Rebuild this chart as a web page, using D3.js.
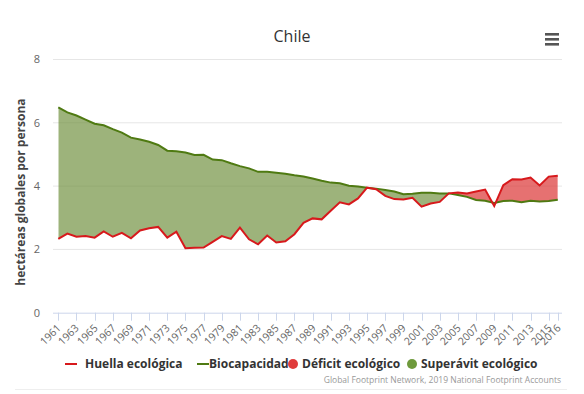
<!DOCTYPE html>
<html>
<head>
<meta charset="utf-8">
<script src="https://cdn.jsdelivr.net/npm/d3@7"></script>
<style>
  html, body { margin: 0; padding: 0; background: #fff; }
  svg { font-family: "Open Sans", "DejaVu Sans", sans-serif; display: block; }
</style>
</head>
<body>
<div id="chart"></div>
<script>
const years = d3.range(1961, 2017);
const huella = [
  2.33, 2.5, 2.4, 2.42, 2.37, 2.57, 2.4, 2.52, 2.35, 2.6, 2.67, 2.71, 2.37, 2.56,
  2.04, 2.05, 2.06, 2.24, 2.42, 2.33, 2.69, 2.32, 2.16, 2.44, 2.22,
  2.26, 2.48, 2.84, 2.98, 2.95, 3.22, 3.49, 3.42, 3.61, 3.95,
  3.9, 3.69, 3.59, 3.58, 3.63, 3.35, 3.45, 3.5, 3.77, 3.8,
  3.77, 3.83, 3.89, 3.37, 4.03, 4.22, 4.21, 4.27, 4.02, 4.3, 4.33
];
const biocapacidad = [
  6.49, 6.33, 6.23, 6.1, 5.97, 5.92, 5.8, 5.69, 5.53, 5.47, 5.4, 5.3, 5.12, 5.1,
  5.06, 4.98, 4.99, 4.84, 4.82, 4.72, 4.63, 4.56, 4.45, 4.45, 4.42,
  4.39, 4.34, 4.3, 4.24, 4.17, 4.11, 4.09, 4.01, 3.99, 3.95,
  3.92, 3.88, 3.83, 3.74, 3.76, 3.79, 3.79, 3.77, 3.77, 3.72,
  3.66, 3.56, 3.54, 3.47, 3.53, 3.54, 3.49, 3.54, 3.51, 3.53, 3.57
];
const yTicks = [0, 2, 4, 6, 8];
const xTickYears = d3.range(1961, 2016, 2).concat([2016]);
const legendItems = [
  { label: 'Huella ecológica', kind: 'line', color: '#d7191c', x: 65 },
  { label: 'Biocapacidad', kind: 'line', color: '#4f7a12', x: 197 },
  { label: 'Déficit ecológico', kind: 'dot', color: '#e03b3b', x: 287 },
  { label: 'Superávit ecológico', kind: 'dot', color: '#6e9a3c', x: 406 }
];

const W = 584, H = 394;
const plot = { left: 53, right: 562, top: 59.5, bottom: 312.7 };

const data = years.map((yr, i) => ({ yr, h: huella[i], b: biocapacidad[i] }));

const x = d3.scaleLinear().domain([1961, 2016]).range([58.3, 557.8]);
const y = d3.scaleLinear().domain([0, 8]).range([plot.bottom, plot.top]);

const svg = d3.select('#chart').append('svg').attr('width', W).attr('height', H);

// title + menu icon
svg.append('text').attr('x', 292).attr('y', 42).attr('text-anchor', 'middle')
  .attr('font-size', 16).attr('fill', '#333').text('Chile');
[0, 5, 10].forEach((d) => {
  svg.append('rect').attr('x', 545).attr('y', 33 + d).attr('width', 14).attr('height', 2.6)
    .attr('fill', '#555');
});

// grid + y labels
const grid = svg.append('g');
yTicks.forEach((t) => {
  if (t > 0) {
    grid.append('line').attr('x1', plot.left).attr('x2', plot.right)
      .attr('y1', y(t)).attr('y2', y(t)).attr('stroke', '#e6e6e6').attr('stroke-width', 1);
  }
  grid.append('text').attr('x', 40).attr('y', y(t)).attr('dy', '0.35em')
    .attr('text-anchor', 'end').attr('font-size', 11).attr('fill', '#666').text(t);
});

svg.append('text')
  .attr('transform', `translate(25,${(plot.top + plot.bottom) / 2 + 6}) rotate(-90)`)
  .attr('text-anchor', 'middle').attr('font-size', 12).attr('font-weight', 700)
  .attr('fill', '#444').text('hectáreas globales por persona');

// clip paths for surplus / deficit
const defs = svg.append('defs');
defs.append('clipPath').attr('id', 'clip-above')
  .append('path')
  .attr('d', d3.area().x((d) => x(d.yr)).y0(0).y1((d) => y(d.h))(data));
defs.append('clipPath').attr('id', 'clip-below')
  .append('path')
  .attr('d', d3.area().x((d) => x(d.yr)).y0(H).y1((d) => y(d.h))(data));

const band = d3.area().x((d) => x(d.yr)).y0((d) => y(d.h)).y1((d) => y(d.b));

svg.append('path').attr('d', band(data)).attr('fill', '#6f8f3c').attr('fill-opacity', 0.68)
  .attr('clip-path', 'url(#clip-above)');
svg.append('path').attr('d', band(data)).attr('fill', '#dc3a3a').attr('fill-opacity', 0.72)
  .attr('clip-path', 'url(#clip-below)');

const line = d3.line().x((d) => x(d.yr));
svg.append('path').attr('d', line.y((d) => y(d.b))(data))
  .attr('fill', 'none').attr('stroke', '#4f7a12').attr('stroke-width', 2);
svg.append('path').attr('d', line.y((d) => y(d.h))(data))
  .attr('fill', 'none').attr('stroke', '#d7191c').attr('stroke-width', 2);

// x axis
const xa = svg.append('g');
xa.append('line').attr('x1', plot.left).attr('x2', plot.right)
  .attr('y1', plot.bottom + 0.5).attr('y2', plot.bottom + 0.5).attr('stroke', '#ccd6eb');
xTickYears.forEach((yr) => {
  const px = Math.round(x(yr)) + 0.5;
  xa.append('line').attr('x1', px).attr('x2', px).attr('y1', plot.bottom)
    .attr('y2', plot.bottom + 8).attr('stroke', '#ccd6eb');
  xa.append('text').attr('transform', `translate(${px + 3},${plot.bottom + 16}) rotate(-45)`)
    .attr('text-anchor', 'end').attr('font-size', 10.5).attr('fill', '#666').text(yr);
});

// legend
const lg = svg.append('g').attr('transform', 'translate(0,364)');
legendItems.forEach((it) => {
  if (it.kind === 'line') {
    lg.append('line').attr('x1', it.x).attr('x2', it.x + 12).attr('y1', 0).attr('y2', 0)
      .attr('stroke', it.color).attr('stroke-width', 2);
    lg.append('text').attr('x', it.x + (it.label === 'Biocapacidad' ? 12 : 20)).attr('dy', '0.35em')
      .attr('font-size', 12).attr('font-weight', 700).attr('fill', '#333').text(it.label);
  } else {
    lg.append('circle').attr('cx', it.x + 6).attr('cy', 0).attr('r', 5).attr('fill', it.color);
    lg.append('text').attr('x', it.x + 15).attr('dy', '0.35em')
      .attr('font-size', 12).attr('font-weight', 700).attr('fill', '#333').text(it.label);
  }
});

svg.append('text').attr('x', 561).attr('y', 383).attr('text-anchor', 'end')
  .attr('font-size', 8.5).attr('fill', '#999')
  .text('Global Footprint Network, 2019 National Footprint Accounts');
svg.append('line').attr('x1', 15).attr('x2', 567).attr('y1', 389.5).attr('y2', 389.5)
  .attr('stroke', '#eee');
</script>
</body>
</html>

* _WHAT YOU HAVE TO DO_: Restate the data above word for word. Skip every picture.

* _EXERCISE RESPONSE_:
Rebuild this chart as a web page, using D3.js.
<!DOCTYPE html>
<html>
<head>
<meta charset="utf-8">
<script src="https://cdn.jsdelivr.net/npm/d3@7"></script>
<style>
  html, body { margin: 0; padding: 0; background: #fff; }
  svg { font-family: "Open Sans", "DejaVu Sans", sans-serif; display: block; }
</style>
</head>
<body>
<div id="chart"></div>
<script>
const years = d3.range(1961, 2017);
const huella = [
  2.33, 2.5, 2.4, 2.42, 2.37, 2.57, 2.4, 2.52, 2.35, 2.6, 2.67, 2.71, 2.37, 2.56,
  2.04, 2.05, 2.06, 2.24, 2.42, 2.33, 2.69, 2.32, 2.16, 2.44, 2.22,
  2.26, 2.48, 2.84, 2.98, 2.95, 3.22, 3.49, 3.42, 3.61, 3.95,
  3.9, 3.69, 3.59, 3.58, 3.63, 3.35, 3.45, 3.5, 3.77, 3.8,
  3.77, 3.83, 3.89, 3.37, 4.03, 4.22, 4.21, 4.27, 4.02, 4.3, 4.33
];
const biocapacidad = [
  6.49, 6.33, 6.23, 6.1, 5.97, 5.92, 5.8, 5.69, 5.53, 5.47, 5.4, 5.3, 5.12, 5.1,
  5.06, 4.98, 4.99, 4.84, 4.82, 4.72, 4.63, 4.56, 4.45, 4.45, 4.42,
  4.39, 4.34, 4.3, 4.24, 4.17, 4.11, 4.09, 4.01, 3.99, 3.95,
  3.92, 3.88, 3.83, 3.74, 3.76, 3.79, 3.79, 3.77, 3.77, 3.72,
  3.66, 3.56, 3.54, 3.47, 3.53, 3.54, 3.49, 3.54, 3.51, 3.53, 3.57
];
const yTicks = [0, 2, 4, 6, 8];
const xTickYears = d3.range(1961, 2016, 2).concat([2016]);
const legendItems = [
  { label: 'Huella ecológica', kind: 'line', color: '#d7191c', x: 65 },
  { label: 'Biocapacidad', kind: 'line', color: '#4f7a12', x: 197 },
  { label: 'Déficit ecológico', kind: 'dot', color: '#e03b3b', x: 287 },
  { label: 'Superávit ecológico', kind: 'dot', color: '#6e9a3c', x: 406 }
];

const W = 584, H = 394;
const plot = { left: 53, right: 562, top: 59.5, bottom: 312.7 };

const data = years.map((yr, i) => ({ yr, h: huella[i], b: biocapacidad[i] }));

const x = d3.scaleLinear().domain([1961, 2016]).range([58.3, 557.8]);
const y = d3.scaleLinear().domain([0, 8]).range([plot.bottom, plot.top]);

const svg = d3.select('#chart').append('svg').attr('width', W).attr('height', H);

// title + menu icon
svg.append('text').attr('x', 292).attr('y', 42).attr('text-anchor', 'middle')
  .attr('font-size', 16).attr('fill', '#333').text('Chile');
[0, 5, 10].forEach((d) => {
  svg.append('rect').attr('x', 545).attr('y', 33 + d).attr('width', 14).attr('height', 2.6)
    .attr('fill', '#555');
});

// grid + y labels
const grid = svg.append('g');
yTicks.forEach((t) => {
  if (t > 0) {
    grid.append('line').attr('x1', plot.left).attr('x2', plot.right)
      .attr('y1', y(t)).attr('y2', y(t)).attr('stroke', '#e6e6e6').attr('stroke-width', 1);
  }
  grid.append('text').attr('x', 40).attr('y', y(t)).attr('dy', '0.35em')
    .attr('text-anchor', 'end').attr('font-size', 11).attr('fill', '#666').text(t);
});

svg.append('text')
  .attr('transform', `translate(25,${(plot.top + plot.bottom) / 2 + 6}) rotate(-90)`)
  .attr('text-anchor', 'middle').attr('font-size', 12).attr('font-weight', 700)
  .attr('fill', '#444').text('hectáreas globales por persona');

// clip paths for surplus / deficit
const defs = svg.append('defs');
defs.append('clipPath').attr('id', 'clip-above')
  .append('path')
  .attr('d', d3.area().x((d) => x(d.yr)).y0(0).y1((d) => y(d.h))(data));
defs.append('clipPath').attr('id', 'clip-below')
  .append('path')
  .attr('d', d3.area().x((d) => x(d.yr)).y0(H).y1((d) => y(d.h))(data));

const band = d3.area().x((d) => x(d.yr)).y0((d) => y(d.h)).y1((d) => y(d.b));

svg.append('path').attr('d', band(data)).attr('fill', '#6f8f3c').attr('fill-opacity', 0.68)
  .attr('clip-path', 'url(#clip-above)');
svg.append('path').attr('d', band(data)).attr('fill', '#dc3a3a').attr('fill-opacity', 0.72)
  .attr('clip-path', 'url(#clip-below)');

const line = d3.line().x((d) => x(d.yr));
svg.append('path').attr('d', line.y((d) => y(d.b))(data))
  .attr('fill', 'none').attr('stroke', '#4f7a12').attr('stroke-width', 2);
svg.append('path').attr('d', line.y((d) => y(d.h))(data))
  .attr('fill', 'none').attr('stroke', '#d7191c').attr('stroke-width', 2);

// x axis
const xa = svg.append('g');
xa.append('line').attr('x1', plot.left).attr('x2', plot.right)
  .attr('y1', plot.bottom + 0.5).attr('y2', plot.bottom + 0.5).attr('stroke', '#ccd6eb');
xTickYears.forEach((yr) => {
  const px = Math.round(x(yr)) + 0.5;
  xa.append('line').attr('x1', px).attr('x2', px).attr('y1', plot.bottom)
    .attr('y2', plot.bottom + 8).attr('stroke', '#ccd6eb');
  xa.append('text').attr('transform', `translate(${px + 3},${plot.bottom + 16}) rotate(-45)`)
    .attr('text-anchor', 'end').attr('font-size', 10.5).attr('fill', '#666').text(yr);
});

// legend
const lg = svg.append('g').attr('transform', 'translate(0,364)');
legendItems.forEach((it) => {
  if (it.kind === 'line') {
    lg.append('line').attr('x1', it.x).attr('x2', it.x + 12).attr('y1', 0).attr('y2', 0)
      .attr('stroke', it.color).attr('stroke-width', 2);
    lg.append('text').attr('x', it.x + (it.label === 'Biocapacidad' ? 12 : 20)).attr('dy', '0.35em')
      .attr('font-size', 12).attr('font-weight', 700).attr('fill', '#333').text(it.label);
  } else {
    lg.append('circle').attr('cx', it.x + 6).attr('cy', 0).attr('r', 5).attr('fill', it.color);
    lg.append('text').attr('x', it.x + 15).attr('dy', '0.35em')
      .attr('font-size', 12).attr('font-weight', 700).attr('fill', '#333').text(it.label);
  }
});

svg.append('text').attr('x', 561).attr('y', 383).attr('text-anchor', 'end')
  .attr('font-size', 8.5).attr('fill', '#999')
  .text('Global Footprint Network, 2019 National Footprint Accounts');
svg.append('line').attr('x1', 15).attr('x2', 567).attr('y1', 389.5).attr('y2', 389.5)
  .attr('stroke', '#eee');
</script>
</body>
</html>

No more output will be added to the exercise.